> **GIVEN TASK**
From the line with "Recreate this image" to the line with "return fig.add_axes([x0 /", both included, repeat each line exactly and leave out the pictures.

> **EXERCISE MATERIALS**

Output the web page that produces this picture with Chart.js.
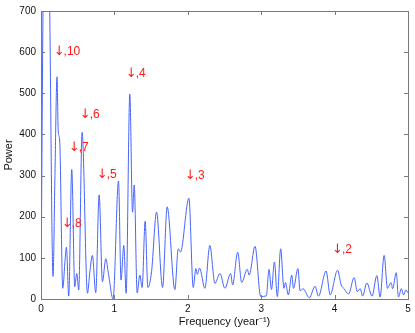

---

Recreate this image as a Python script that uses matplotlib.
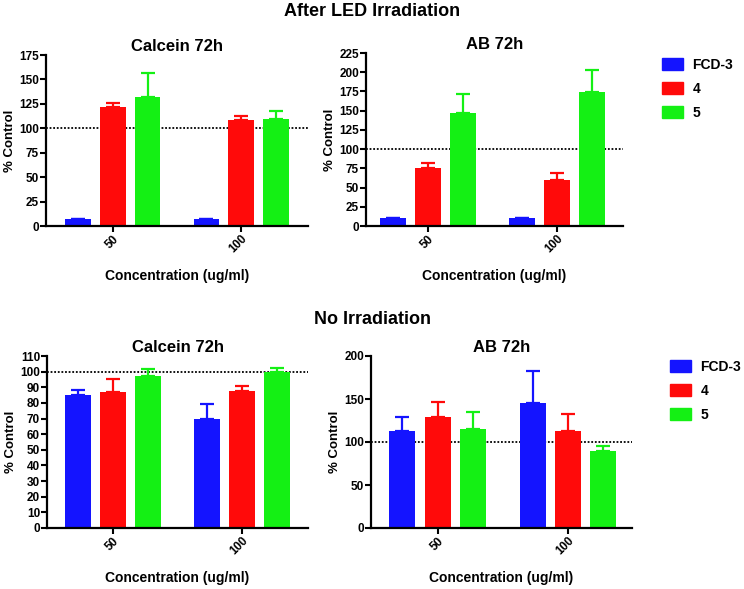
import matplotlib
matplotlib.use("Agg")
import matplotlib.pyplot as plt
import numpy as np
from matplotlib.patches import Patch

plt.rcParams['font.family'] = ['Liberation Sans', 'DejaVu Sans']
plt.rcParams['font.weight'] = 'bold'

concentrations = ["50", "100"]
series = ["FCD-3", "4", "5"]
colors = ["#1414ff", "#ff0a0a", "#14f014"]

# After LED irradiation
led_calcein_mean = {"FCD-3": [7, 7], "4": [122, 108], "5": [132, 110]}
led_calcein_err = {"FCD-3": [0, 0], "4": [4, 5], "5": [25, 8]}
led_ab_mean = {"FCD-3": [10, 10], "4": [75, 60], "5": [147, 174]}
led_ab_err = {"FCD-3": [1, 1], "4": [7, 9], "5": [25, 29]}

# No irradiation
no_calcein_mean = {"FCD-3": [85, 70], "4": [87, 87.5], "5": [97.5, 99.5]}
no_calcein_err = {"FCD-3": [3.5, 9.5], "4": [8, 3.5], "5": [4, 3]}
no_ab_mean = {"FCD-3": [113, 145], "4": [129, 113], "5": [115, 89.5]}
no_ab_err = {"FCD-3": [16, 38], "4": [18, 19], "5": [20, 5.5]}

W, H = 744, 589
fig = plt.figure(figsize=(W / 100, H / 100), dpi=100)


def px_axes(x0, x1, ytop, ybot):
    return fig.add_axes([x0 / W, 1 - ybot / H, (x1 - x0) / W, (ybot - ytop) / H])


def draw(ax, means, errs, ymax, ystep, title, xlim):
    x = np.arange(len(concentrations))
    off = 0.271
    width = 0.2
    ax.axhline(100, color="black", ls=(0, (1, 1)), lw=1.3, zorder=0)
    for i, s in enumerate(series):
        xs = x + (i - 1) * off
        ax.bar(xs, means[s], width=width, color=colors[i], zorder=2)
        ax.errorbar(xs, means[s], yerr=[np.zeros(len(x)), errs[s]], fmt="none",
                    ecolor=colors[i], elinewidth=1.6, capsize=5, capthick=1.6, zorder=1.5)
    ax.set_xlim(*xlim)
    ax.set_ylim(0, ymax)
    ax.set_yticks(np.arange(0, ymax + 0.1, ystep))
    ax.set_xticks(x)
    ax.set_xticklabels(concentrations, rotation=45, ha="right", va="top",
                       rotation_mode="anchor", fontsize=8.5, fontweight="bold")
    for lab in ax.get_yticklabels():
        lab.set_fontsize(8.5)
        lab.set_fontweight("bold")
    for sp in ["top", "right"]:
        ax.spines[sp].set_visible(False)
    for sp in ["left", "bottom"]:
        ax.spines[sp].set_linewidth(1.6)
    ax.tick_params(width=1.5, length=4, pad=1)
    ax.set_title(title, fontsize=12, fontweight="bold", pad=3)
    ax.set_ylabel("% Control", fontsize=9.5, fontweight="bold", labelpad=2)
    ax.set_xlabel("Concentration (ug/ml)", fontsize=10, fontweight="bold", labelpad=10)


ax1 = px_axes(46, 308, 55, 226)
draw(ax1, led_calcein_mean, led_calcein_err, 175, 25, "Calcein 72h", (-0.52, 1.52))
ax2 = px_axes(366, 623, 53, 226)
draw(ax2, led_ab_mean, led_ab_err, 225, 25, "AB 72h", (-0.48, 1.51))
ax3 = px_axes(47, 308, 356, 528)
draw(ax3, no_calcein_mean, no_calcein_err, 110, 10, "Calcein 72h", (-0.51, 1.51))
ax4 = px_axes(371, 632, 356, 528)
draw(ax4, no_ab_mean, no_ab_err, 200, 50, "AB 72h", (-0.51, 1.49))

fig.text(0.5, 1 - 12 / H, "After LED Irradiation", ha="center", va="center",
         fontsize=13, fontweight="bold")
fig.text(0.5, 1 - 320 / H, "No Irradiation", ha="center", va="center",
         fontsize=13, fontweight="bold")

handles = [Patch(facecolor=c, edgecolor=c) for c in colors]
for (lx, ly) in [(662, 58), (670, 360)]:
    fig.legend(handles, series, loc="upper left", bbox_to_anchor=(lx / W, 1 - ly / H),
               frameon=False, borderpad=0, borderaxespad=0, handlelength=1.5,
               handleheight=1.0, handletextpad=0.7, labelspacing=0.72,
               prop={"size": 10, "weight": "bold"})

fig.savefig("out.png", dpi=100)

> **TASK SOLUTION**
Recreate this image as a Python script that uses matplotlib.
import matplotlib
matplotlib.use("Agg")
import matplotlib.pyplot as plt
import numpy as np
from matplotlib.patches import Patch

plt.rcParams['font.family'] = ['Liberation Sans', 'DejaVu Sans']
plt.rcParams['font.weight'] = 'bold'

concentrations = ["50", "100"]
series = ["FCD-3", "4", "5"]
colors = ["#1414ff", "#ff0a0a", "#14f014"]

# After LED irradiation
led_calcein_mean = {"FCD-3": [7, 7], "4": [122, 108], "5": [132, 110]}
led_calcein_err = {"FCD-3": [0, 0], "4": [4, 5], "5": [25, 8]}
led_ab_mean = {"FCD-3": [10, 10], "4": [75, 60], "5": [147, 174]}
led_ab_err = {"FCD-3": [1, 1], "4": [7, 9], "5": [25, 29]}

# No irradiation
no_calcein_mean = {"FCD-3": [85, 70], "4": [87, 87.5], "5": [97.5, 99.5]}
no_calcein_err = {"FCD-3": [3.5, 9.5], "4": [8, 3.5], "5": [4, 3]}
no_ab_mean = {"FCD-3": [113, 145], "4": [129, 113], "5": [115, 89.5]}
no_ab_err = {"FCD-3": [16, 38], "4": [18, 19], "5": [20, 5.5]}

W, H = 744, 589
fig = plt.figure(figsize=(W / 100, H / 100), dpi=100)


def px_axes(x0, x1, ytop, ybot):
    return fig.add_axes([x0 / W, 1 - ybot / H, (x1 - x0) / W, (ybot - ytop) / H])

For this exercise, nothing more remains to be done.